Have you calculated the lifetime value of a member for your association? This exercise could lead to some very positive strategies for the organization overall.
It may be easy for a board member to assume that the loss of each new member is merely the cost of one year of membership. But the lifetime value of a member calculation tells us the cost of losing a new member is so much more. Perhaps you will find that members who stay tend to be members for 7 years. During those seven years, they get certified and attend a conference every other year. Each year they purchase the benchmarking survey and a book or two from the bookstore. We may find, hypothetically, that the lifetime value of a member is $10,000.
Now we can make the argument to the board that the loss of each new member is not just $375 this year, it is actually more like $10,000 over their lifetime or $1,429 per year for seven years.
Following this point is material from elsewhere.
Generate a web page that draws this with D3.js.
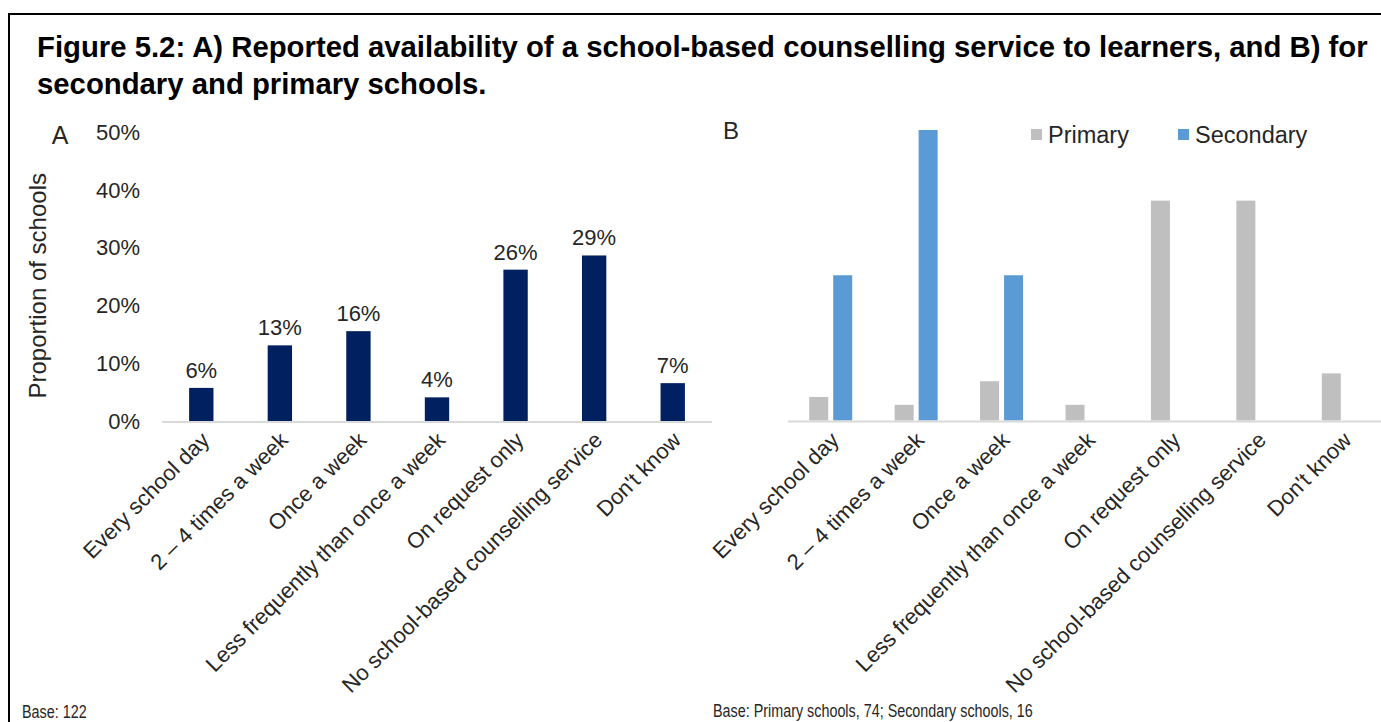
<!DOCTYPE html>
<html>
<head>
<meta charset="utf-8">
<script src="https://cdn.jsdelivr.net/npm/d3@7"></script>
<style>
  html, body { margin: 0; padding: 0; background: #fff; }
  svg { display: block; font-family: "Liberation Sans", Arial, sans-serif; }
</style>
</head>
<body>
<svg id="chart" width="1381" height="722"></svg>
<script>
// Categories shared by both panels
const categories = [
  "Every school day",
  "2 \u2013 4 times a week",
  "Once a week",
  "Less frequently than once a week",
  "On request only",
  "No school-based counselling service",
  "Don't know"
];

// Panel A: all schools (base 122), percent
const allSchools = [5.74, 13.11, 15.57, 4.10, 26.23, 28.69, 6.56];

// Panel B: by school phase, percent
const seriesNames = ["Primary", "Secondary"];
const primaryValues = [4.05, 2.70, 6.76, 2.70, 37.84, 37.84, 8.11];
const secondaryValues = [25, 50, 25, 0, 0, 0, 0];

const yTicks = [0, 10, 20, 30, 40, 50];

const colorA = "#002060";
const seriesColors = { Primary: "#BFBFBF", Secondary: "#5B9BD5" };

const svg = d3.select("#chart");

// Frame
svg.append("rect")
  .attr("x", 9).attr("y", 14)
  .attr("width", 1400).attr("height", 740)
  .attr("fill", "#fff")
  .attr("stroke", "#000").attr("stroke-width", 2);

// Title
const title = svg.append("text")
  .attr("font-size", 29.3).attr("font-weight", "bold").attr("fill", "#000");
title.append("tspan").attr("x", 37).attr("y", 57)
  .text("Figure 5.2: A) Reported availability of a school-based counselling service to learners, and B) for");
title.append("tspan").attr("x", 37).attr("y", 94)
  .text("secondary and primary schools.");

const textColor = "#262626";
const fs = 22;

// Condensed footnote text (horizontal squeeze of the regular face)
function footnote(x, y, txt) {
  svg.append("text")
    .attr("transform", `translate(${x},${y}) scale(0.82,1)`)
    .attr("font-size", 17.5).attr("fill", textColor).text(txt);
}

// ---------- Panel A ----------
const xA = d3.scaleBand().domain(categories).range([162, 712])
  .paddingInner(0.69).paddingOuter(0.345);
const yA = d3.scaleLinear().domain([0, 50]).range([421, 132.5]);

const gA = svg.append("g");

gA.append("text").attr("x", 60).attr("y", 144)
  .attr("text-anchor", "middle").attr("font-size", 25).attr("fill", textColor).text("A");

// y axis labels only
const yAxisA = d3.axisLeft(yA).tickValues(yTicks).tickFormat(d => d + "%").tickSize(0).tickPadding(0);
gA.append("g").attr("transform", "translate(140,0)").call(yAxisA)
  .call(g => g.select(".domain").remove())
  .call(g => g.selectAll("text").attr("font-size", fs).attr("fill", textColor)
    .attr("font-family", "'Liberation Sans', Arial, sans-serif"));

gA.append("text")
  .attr("transform", `translate(46,${(yA(0) + yA(50)) / 2 + 9}) rotate(-90)`)
  .attr("text-anchor", "middle").attr("font-size", 24).attr("fill", textColor)
  .text("Proportion of schools");

gA.selectAll("rect.bar").data(allSchools).join("rect")
  .attr("class", "bar")
  .attr("x", (d, i) => xA(categories[i]))
  .attr("width", xA.bandwidth())
  .attr("y", d => yA(d))
  .attr("height", d => yA(0) - yA(d))
  .attr("fill", colorA);

gA.selectAll("text.val").data(allSchools).join("text")
  .attr("class", "val")
  .attr("x", (d, i) => xA(categories[i]) + xA.bandwidth() / 2)
  .attr("y", d => yA(d) - 10)
  .attr("text-anchor", "middle").attr("font-size", fs).attr("fill", textColor)
  .text(d => Math.round(d) + "%");

gA.append("line").attr("x1", 162).attr("x2", 712)
  .attr("y1", yA(0) + 1).attr("y2", yA(0) + 1)
  .attr("stroke", "#D9D9D9").attr("stroke-width", 2);

gA.selectAll("text.cat").data(categories).join("text")
  .attr("class", "cat")
  .attr("transform", d => `translate(${xA(d) + xA.bandwidth() / 2 + 4},436) rotate(-45)`)
  .attr("text-anchor", "end").attr("dy", "0.35em")
  .attr("font-size", fs).attr("fill", textColor)
  .text(d => d);

footnote(22, 718, "Base: 122");

// ---------- Panel B ----------
const xB = d3.scaleBand().domain(categories).range([788, 1386])
  .paddingInner(0.497).paddingOuter(0.2485);
const xB1 = d3.scaleBand().domain(seriesNames).range([0, xB.bandwidth()]).paddingInner(0.208);
const yB = d3.scaleLinear().domain([0, 50]).range([420.5, 130]);

const gB = svg.append("g");

gB.append("text").attr("x", 731).attr("y", 139)
  .attr("text-anchor", "middle").attr("font-size", 24).attr("fill", textColor).text("B");

const rowsB = categories.map((c, i) => ({
  cat: c,
  vals: [
    { key: "Primary", v: primaryValues[i] },
    { key: "Secondary", v: secondaryValues[i] }
  ]
}));

gB.selectAll("g.grp").data(rowsB).join("g")
  .attr("class", "grp")
  .attr("transform", d => `translate(${xB(d.cat)},0)`)
  .selectAll("rect").data(d => d.vals.filter(s => s.v > 0)).join("rect")
  .attr("x", s => xB1(s.key))
  .attr("width", xB1.bandwidth())
  .attr("y", s => yB(s.v))
  .attr("height", s => yB(0) - yB(s.v))
  .attr("fill", s => seriesColors[s.key]);

gB.append("line").attr("x1", 788).attr("x2", 1386)
  .attr("y1", yB(0) + 1).attr("y2", yB(0) + 1)
  .attr("stroke", "#D9D9D9").attr("stroke-width", 2);

gB.selectAll("text.cat").data(categories).join("text")
  .attr("class", "cat")
  .attr("transform", d => `translate(${xB(d) + xB.bandwidth() / 2 + 4},436) rotate(-45)`)
  .attr("text-anchor", "end").attr("dy", "0.35em")
  .attr("font-size", fs).attr("fill", textColor)
  .text(d => d);

// Legend
const legend = gB.append("g");
const legendX = [1031, 1178];
seriesNames.forEach((name, i) => {
  legend.append("rect").attr("x", legendX[i]).attr("y", 129)
    .attr("width", 11).attr("height", 11).attr("fill", seriesColors[name]);
  legend.append("text").attr("x", legendX[i] + 17).attr("y", 143)
    .attr("font-size", 23.5).attr("fill", textColor).text(name);
});

footnote(713, 717, "Base: Primary schools, 74; Secondary schools, 16");
</script>
</body>
</html>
So far we have not included the referral value each engaged member brings to the association. Active members tell potential members and some of those referrals become engaged members themselves. Every engaged member might be influencing another active member to join and engage bringing in another $1,429 per year so we could argue that the value of an engaged member is more like 2,858 per year.
And this does not include all the free work that members do. Members write and speak, and mentor, and contribute, and volunteer. These members might be saving the association $3,000 per year or more in fees they would have to pay staff or content creators. Perhaps the lifetime value of a member is more like $5,800 per year for this hypothetical association.
At a hypothetical $1,400 to $5,800 in revenues a year, engaging new members looks like an investment with a huge ROI. Can you adapt this calculation for your association to persuade leadership there is nothing more important right now than new member engagement?